April 26, 2008, celebrating Carrie’s birthday at the Tamarack. Good, we have the upstairs room all to ourselves. That stupid elephant is here, too.
Noise. Voices. Laughter. Conversations. Distractions. Distracting. Distracted.
I don’t hear anything any more. I am observing and the conversations all around me are muted.
I am dying inside . . . this isn’t normal! This shouldn’t be! I HAVE CANCER! Look at my family, they are talking and laughing and noisy. Mom and Dad. Scott and Kim. Will. John and Laura. Brian. Dale, my husband, Dale. And my baby girl, Carrie. The child who is the most insecure, the one who always feels left out . . . and dammit, my cancer shadows her 21st birthday! HER 21st BIRTHDAY!! How can this be? How did this happen?
Observing in mute: did you do this? Did you do this when you found out you had cancer? Life goes on, for all the other people in the world, life goes on. But for me? But for you?
I did it, I watched the latest episode of Parenthood when Kristina tells her family she has cancer. But even before that, Kristina and her husband, Adam, have to tell their daughter who is away at college that her mom has breast cancer.

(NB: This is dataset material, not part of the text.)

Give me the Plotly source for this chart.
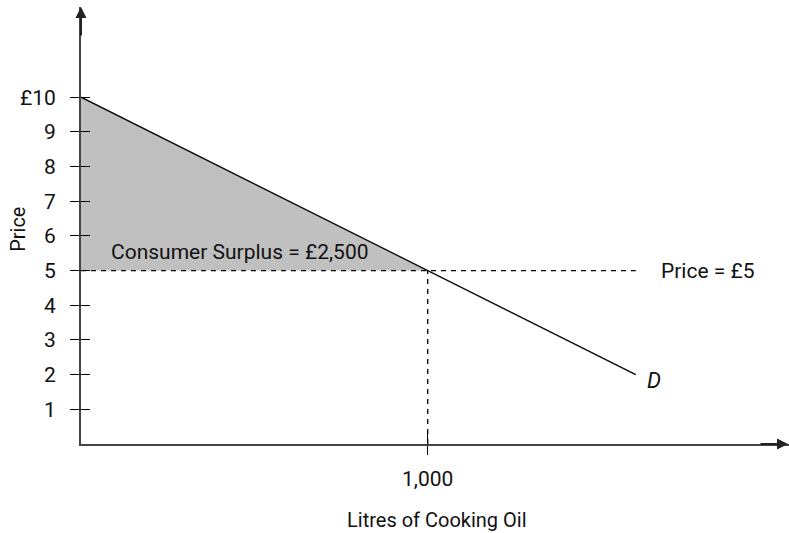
import plotly.graph_objects as go

# Demand curve end points (quantity, price)
demand_qty = [0, 1600]
demand_price = [10, 2]

# Market equilibrium
market_price = 5
market_qty = 1000

# Axis ticks
y_tick_vals = [1, 2, 3, 4, 5, 6, 7, 8, 9, 10]
y_tick_text = ["1", "2", "3", "4", "5", "6", "7", "8", "9", "£10"]
x_tick_vals = [1000]
x_tick_text = ["1,000"]

x_max = 2042
y_max = 12.6

FONT = "Roboto, Liberation Sans, Arial, sans-serif"
INK = "#111111"
AXIS = "#444444"

fig = go.Figure()

# Consumer surplus triangle
fig.add_trace(go.Scatter(
    x=[demand_qty[0], market_qty, demand_qty[0], demand_qty[0]],
    y=[demand_price[0], market_price, market_price, demand_price[0]],
    fill="toself", fillcolor="#c0c0c0", line=dict(width=0),
    mode="lines", hoverinfo="skip", showlegend=False,
))

# Dashed guides at the market price and quantity
fig.add_trace(go.Scatter(
    x=[0, demand_qty[1]], y=[market_price, market_price],
    mode="lines", line=dict(color="black", width=1.3, dash="5px,5px"),
    showlegend=False, hoverinfo="skip",
))
fig.add_trace(go.Scatter(
    x=[market_qty, market_qty], y=[0, market_price],
    mode="lines", line=dict(color="black", width=1.3, dash="5px,5px"),
    showlegend=False, hoverinfo="skip",
))

# Demand curve
fig.add_trace(go.Scatter(
    x=demand_qty, y=demand_price,
    mode="lines", line=dict(color="black", width=1.3),
    showlegend=False, hoverinfo="skip",
))

# Invisible trace to carry the inside-tick overlay axes
fig.add_trace(go.Scatter(
    x=[0], y=[0], xaxis="x2", yaxis="y2", mode="markers",
    marker=dict(opacity=0), showlegend=False, hoverinfo="skip",
))

tick_font = dict(family=FONT, size=21, color=INK)

fig.update_layout(
    width=789, height=533,
    margin=dict(l=81, r=0, t=7, b=89),
    paper_bgcolor="white", plot_bgcolor="white",
    font=dict(family=FONT, color=INK),
    xaxis=dict(
        range=[0, x_max], showgrid=False, zeroline=False,
        showline=True, linecolor=AXIS, linewidth=2,
        tickvals=x_tick_vals, ticktext=x_tick_text,
        ticks="outside", ticklen=9, tickwidth=1.2, tickcolor="black",
        tickfont=tick_font, ticklabelstandoff=6,
    ),
    yaxis=dict(
        range=[0, y_max], showgrid=False, zeroline=False,
        showline=True, linecolor=AXIS, linewidth=2,
        tickvals=y_tick_vals, ticktext=y_tick_text,
        ticks="outside", ticklen=9, tickwidth=1.2, tickcolor="black",
        tickfont=tick_font, ticklabelstandoff=10,
    ),
    xaxis2=dict(
        overlaying="x", range=[0, x_max], showgrid=False, zeroline=False,
        showline=False, tickvals=x_tick_vals, showticklabels=False,
        ticks="inside", ticklen=11, tickwidth=1.2, tickcolor="black",
    ),
    yaxis2=dict(
        overlaying="y", range=[0, y_max], showgrid=False, zeroline=False,
        showline=False, tickvals=y_tick_vals, showticklabels=False,
        ticks="inside", ticklen=9, tickwidth=1.2, tickcolor="black",
    ),
)

annotations = [
    # axis arrowheads
    dict(x=1, y=0, xref="paper", yref="paper", ax=-30, ay=0, text="",
         showarrow=True, arrowhead=2, arrowsize=1.1, arrowwidth=2, arrowcolor="#222"),
    dict(x=0, y=1, xref="paper", yref="paper", ax=0, ay=30, text="",
         showarrow=True, arrowhead=2, arrowsize=1.1, arrowwidth=2, arrowcolor="#222"),
    # axis titles
    dict(x=0.5, y=0, xref="paper", yref="paper", yshift=-76, xshift=2,
         text="Litres of Cooking Oil", showarrow=False,
         font=dict(family=FONT, size=20, color=INK), yanchor="middle"),
    dict(x=0, y=0.49, xref="paper", yref="paper", xshift=-63,
         text="Price", textangle=-90, showarrow=False,
         font=dict(family=FONT, size=20, color=INK), xanchor="center"),
    # chart labels
    dict(x=80, y=5.55, xref="x", yref="y", text="Consumer Surplus = £2,500",
         showarrow=False, xanchor="left", yanchor="middle",
         font=dict(family=FONT, size=21, color=INK)),
    dict(x=1667, y=market_price, xref="x", yref="y", text="Price = £5",
         showarrow=False, xanchor="left", yanchor="middle",
         font=dict(family=FONT, size=21, color=INK)),
    dict(x=1628, y=1.83, xref="x", yref="y", text="<i>D</i>",
         showarrow=False, xanchor="left", yanchor="middle",
         font=dict(family=FONT, size=22, color=INK)),
]
fig.update_layout(annotations=annotations)

fig.write_html("out.html")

Oh, that scene was done well . . . Adam and Kristian use skype to tell their daughter, Hadie, the frightening news. Hadie detects something in her parents’ faces, “What’s up?” She listens carefully, she listens earnestly, she raises her eyebrow and then her expression falls and fear and worry are written all over her face. Hadie turns away from the camera so Mom and Dad can’t see her. Her parents assure Hadie that everything is going to be okay, they tell her to stay at school and to focus on her studies.
(We did that, we had to call our children who lived in other states, away at school. We said the same thing to Christy, “It’s gonna be alright. Stay at school and focus on your finals; do your best on your finals.” click here to read the article, “How do I tell my family I have cancer . . . “)
And then, a scene when a worried and alone Hadie calls her dad to find out how mom is. This time they can’t see each other’s faces and only rely on the inflection in their voices. Hadie, “I really can’t stop thinking about mom.” She is standing in front of her dorm room window overlooking the college campus, all alone. “Stay positive and stay strong . . . everything’s gonna be alright, focus on your books.” “Hello? Can’t you treat me like an adult?”
But the scene that caught my breath and my chest heaved and Kristina and I became one was when the Braverman family went out for pizza after a baseball game. That scene was my scene. As I watched it all of my yesterday four and a half years ago memory came spiraling forward and I remembered – yesterday at Carrie’s 21st birthday party, yesterday when I was observing in mute.